Steve Jobs aimait beaucoup Winnie-the-Pooh et considérait qu’avec « ses beaux dessins en couleur », le livre faisait une excellente démonstration des capacités de l’iPad. Il fut ainsi livré avec toutes les copies d'iBooks.




Le nœud du problème



À l’époque, Amazon tient près de 90 % du marché du livre numérique grâce à une stratégie déjà employée par Apple sur le marché de la musique : elle propose les meilleurs contenus au meilleur prix et le meilleur appareil pour les consommer. Deux ans plus tard, Apple lance sa propre librairie en ligne, l’iBookstore.



Steve Jobs surprend en assurant qu’Amazon s’alignera sur les prix pourtant plus élevés de l’iBookstore. En coulisses, les éditeurs ont adopté le modèle d’agence et peuvent désormais fixer le prix de vente : les différents libraires ne peuvent plus se mener une guerre commerciale en cassant les prix.




« Amazon s’est planté. Il a payé le prix fort pour certains livres et s’est mis à les vendre moins cher, à 9,99 $. Les éditeurs détestaient cette pratique : ils se disent que cela ruine leurs chances de vendre leurs éditions reliées à 28 $. Donc, avant l’entrée en scène d’Apple, certains éditeurs avaient déjà commencé à retirer leurs livres d’Amazon. Alors nous leur avons dit de fixer leurs propres prix et de nous en donner 30 %. Oui, le consommateur paierait un peu plus, mais c’est ce qu’ils voulaient de toute façon. Mais on leur a aussi demandé des garanties : si n’importe qui d’autre vendait le même livre moins cher, on était en droit de s’aligner. Alors ils sont allés chez Amazon et ont exigé le même contrat, sinon ils ne faisaient plus affaire avec eux. »




Pour l’anti-trust américain, ce passage du Steve Jobs de Walter Isaacson prouverait à lui seul qu’Apple a formé une entente illicite au détriment du consommateur. La firme de Cupertino, elle, assure que les éditeurs sont venus naturellement au modèle d’agence.
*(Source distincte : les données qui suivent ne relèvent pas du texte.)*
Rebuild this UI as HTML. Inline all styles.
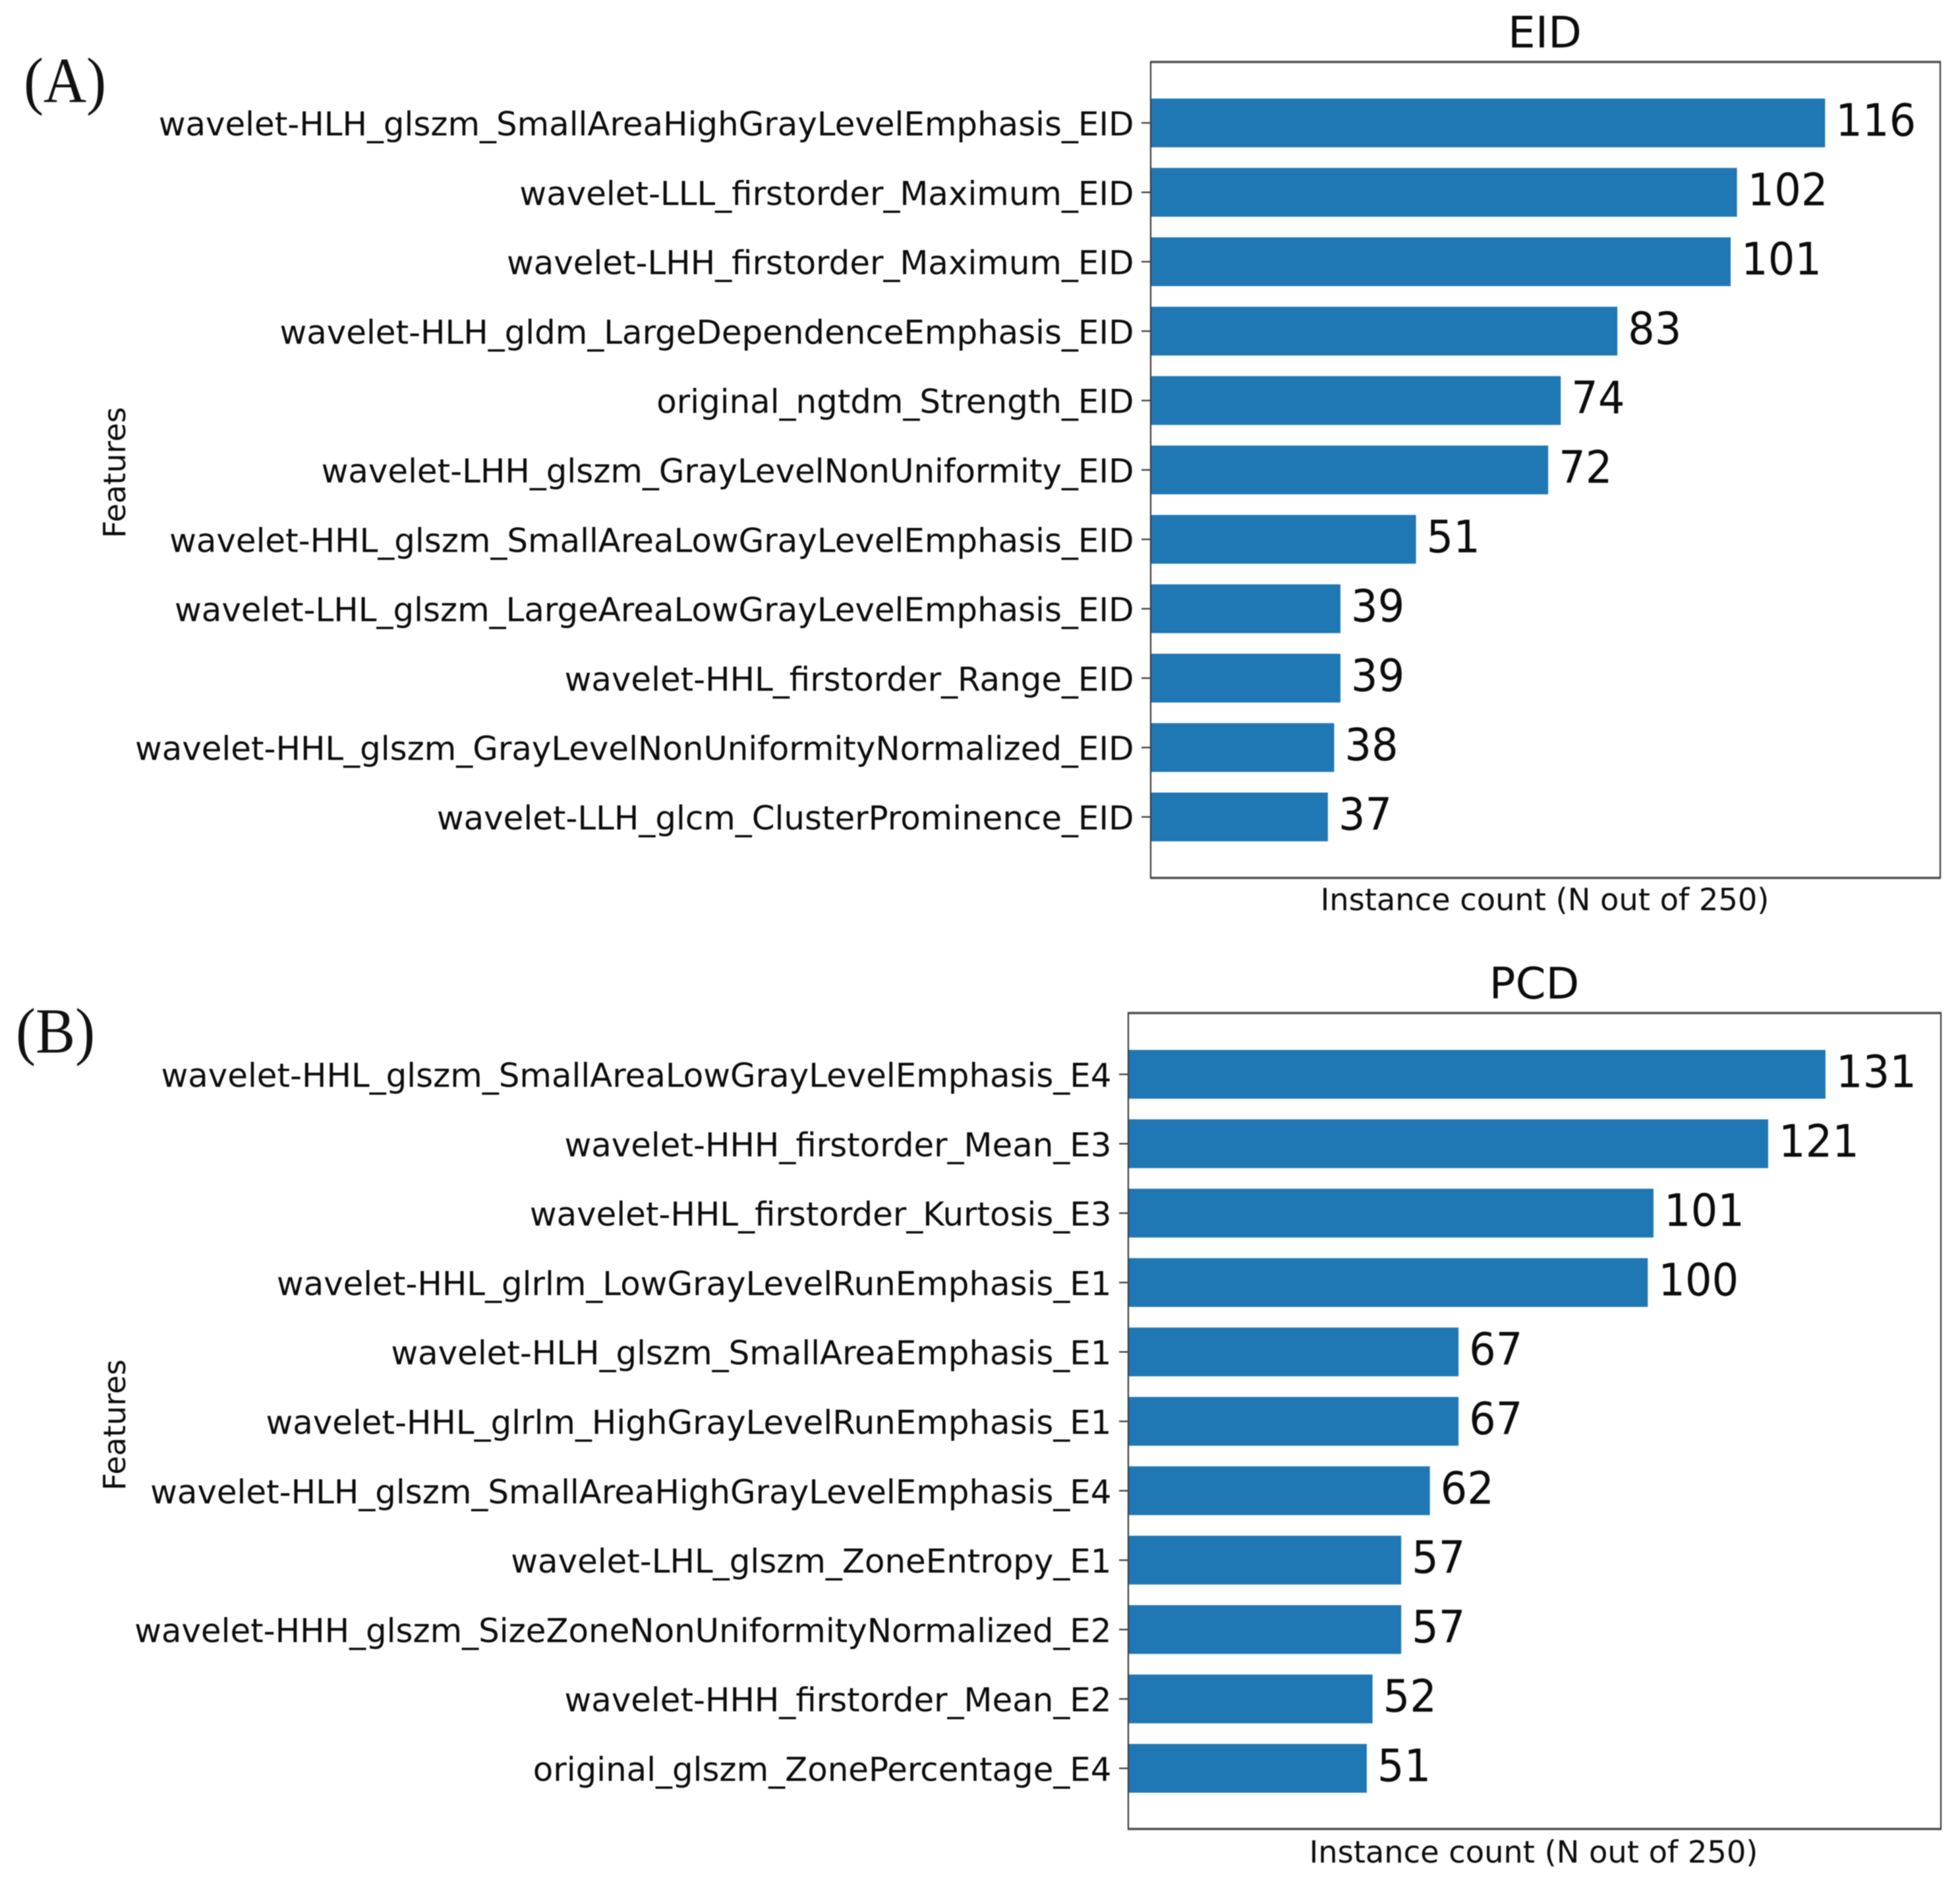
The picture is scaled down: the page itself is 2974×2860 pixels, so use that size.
<!DOCTYPE html>
<html lang="en">
<head>
<meta charset="utf-8">
<title>EID and PCD feature instance counts</title>
<style>
  html, body { margin: 0; padding: 0; background: #ffffff; }
  body { width: 2974px; height: 2860px; overflow: hidden; }
  svg { display: block; filter: blur(0.7px); }
  text { font-family: "DejaVu Sans", "Liberation Sans", sans-serif; fill: #0c0c0c; }
  .panel-letter { font-family: "Liberation Serif", serif; font-size: 98px; fill: #111; }
  .title { font-size: 66px; text-anchor: middle; }
  .axis-title { font-size: 46.3px; text-anchor: middle; }
  .tick-label { font-size: 49.85px; text-anchor: end; }
  .value-label { font-size: 68px; }
</style>
</head>
<body>
<svg id="figure" xmlns="http://www.w3.org/2000/svg" width="2974" height="2860" viewBox="0 0 2974 2860">
  <rect x="0" y="0" width="2974" height="2860" fill="#ffffff"/>
  <text class="panel-letter" transform="translate(36 155) scale(0.92 1)">(A)</text>
  <text class="panel-letter" transform="translate(24 1597) scale(0.92 1)">(B)</text>
  <text class="title" x="2344" y="72">EID</text>
  <text class="title" x="2328" y="1515">PCD</text>
  <text class="axis-title" x="2344" y="1381">Instance count (N out of 250)</text>
  <text class="axis-title" x="2327" y="2826">Instance count (N out of 250)</text>
  <text class="axis-title" transform="translate(190 717) rotate(-90)">Features</text>
  <text class="axis-title" transform="translate(190 2162) rotate(-90)">Features</text>
  <g id="eid-chart"></g>
  <g id="pcd-chart"></g>
</svg>
<script>
const eidFeatures = [
  "wavelet-HLH_glszm_SmallAreaHighGrayLevelEmphasis_EID",
  "wavelet-LLL_firstorder_Maximum_EID",
  "wavelet-LHH_firstorder_Maximum_EID",
  "wavelet-HLH_gldm_LargeDependenceEmphasis_EID",
  "original_ngtdm_Strength_EID",
  "wavelet-LHH_glszm_GrayLevelNonUniformity_EID",
  "wavelet-HHL_glszm_SmallAreaLowGrayLevelEmphasis_EID",
  "wavelet-LHL_glszm_LargeAreaLowGrayLevelEmphasis_EID",
  "wavelet-HHL_firstorder_Range_EID",
  "wavelet-HHL_glszm_GrayLevelNonUniformityNormalized_EID",
  "wavelet-LLH_glcm_ClusterProminence_EID"
];
const eidCounts = [116, 102, 101, 83, 74, 72, 51, 39, 39, 38, 37];

const pcdFeatures = [
  "wavelet-HHL_glszm_SmallAreaLowGrayLevelEmphasis_E4",
  "wavelet-HHH_firstorder_Mean_E3",
  "wavelet-HHL_firstorder_Kurtosis_E3",
  "wavelet-HHL_glrlm_LowGrayLevelRunEmphasis_E1",
  "wavelet-HLH_glszm_SmallAreaEmphasis_E1",
  "wavelet-HHL_glrlm_HighGrayLevelRunEmphasis_E1",
  "wavelet-HLH_glszm_SmallAreaHighGrayLevelEmphasis_E4",
  "wavelet-LHL_glszm_ZoneEntropy_E1",
  "wavelet-HHH_glszm_SizeZoneNonUniformityNormalized_E2",
  "wavelet-HHH_firstorder_Mean_E2",
  "original_glszm_ZonePercentage_E4"
];
const pcdCounts = [131, 121, 101, 100, 67, 67, 62, 57, 57, 52, 51];

const SVG_NS = "http://www.w3.org/2000/svg";

function makeEl(tag, attrs, parent) {
  const el = document.createElementNS(SVG_NS, tag);
  for (const key in attrs) el.setAttribute(key, attrs[key]);
  parent.appendChild(el);
  return el;
}

function drawChart(rootId, prefix, features, counts, frame, xDomainMin, pxPerUnit) {
  const root = document.getElementById(rootId);
  const xScale = function (v) { return frame.left + (v - xDomainMin) * pxPerUnit; };
  const yCenter = function (i) { return frame.firstCenter + i * frame.pitch; };

  counts.forEach(function (count, i) {
    const cy = yCenter(i);

    const bar = makeEl("rect", {
      x: frame.left,
      y: cy - frame.barHeight / 2,
      width: Math.max(0, xScale(count) - frame.left),
      height: frame.barHeight,
      fill: "#1f77b4"
    }, root);
    
    

    const tick = makeEl("line", {
      x1: frame.left - 14,
      x2: frame.left,
      y1: cy,
      y2: cy,
      stroke: "#444",
      "stroke-width": 2.4
    }, root);
    
    

    const tickLabel = makeEl("text", {
      "class": "tick-label",
      x: frame.left - 25.5,
      y: cy + 19
    }, root);
    tickLabel.textContent = features[i];
    
    

    const valueLabel = makeEl("text", {
      "class": "value-label",
      transform: "translate(" + (xScale(count) + 16) + " " + (cy + 19.5) + ") scale(0.94 1)"
    }, root);
    valueLabel.textContent = String(count);
    
    
  });

  const spineTop = makeEl("line", { x1: frame.left - 1, x2: frame.right + 1, y1: frame.top, y2: frame.top, stroke: "#4f4f4f", "stroke-width": 3.6 }, root);
  
  

  const spineBottom = makeEl("line", { x1: frame.left - 1, x2: frame.right + 1, y1: frame.bottom, y2: frame.bottom, stroke: "#4f4f4f", "stroke-width": 3.6 }, root);
  
  

  const spineLeft = makeEl("line", { x1: frame.left, x2: frame.left, y1: frame.top, y2: frame.bottom, stroke: "#3c3c3c", "stroke-width": 2.2 }, root);
  
  

  const spineRight = makeEl("line", { x1: frame.right, x2: frame.right, y1: frame.top, y2: frame.bottom, stroke: "#3c3c3c", "stroke-width": 2.2 }, root);
  
  
}

drawChart("eid-chart", "eid", eidFeatures, eidCounts,
  { left: 1746, right: 2944, top: 94, bottom: 1332, firstCenter: 186.5, pitch: 105.3, barHeight: 74 },
  8.85, 9.55);

drawChart("pcd-chart", "pcd", pcdFeatures, pcdCounts,
  { left: 1712, right: 2945, top: 1537, bottom: 2775, firstCenter: 1630, pitch: 105.3, barHeight: 74 },
  9.4, 8.7);
</script>
</body>
</html>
Apple, l’organisatrice d’un complot anti-Amazon



Le Département de la justice (DoJ) en est sûr, Apple et les éditeurs ont conspiré pour faire monter les prix et couper l’herbe sous le pied d’Amazon. Pourquoi, sinon, Hachette, HarperCollins, Simon & Schuster, Macmillan et Penguin auraient accepté d’abandonner le modèle d’agence pour les deux prochaines années pour éviter des poursuites ? Mieux encore, les faits parlent d’eux-mêmes, selon l’avocat Lawrence Buterman : « le jour de l’ouverture de l’iBookstore est le jour où le prix des livres électroniques les plus populaires a augmenté jusqu’à 50 % aux États-Unis. »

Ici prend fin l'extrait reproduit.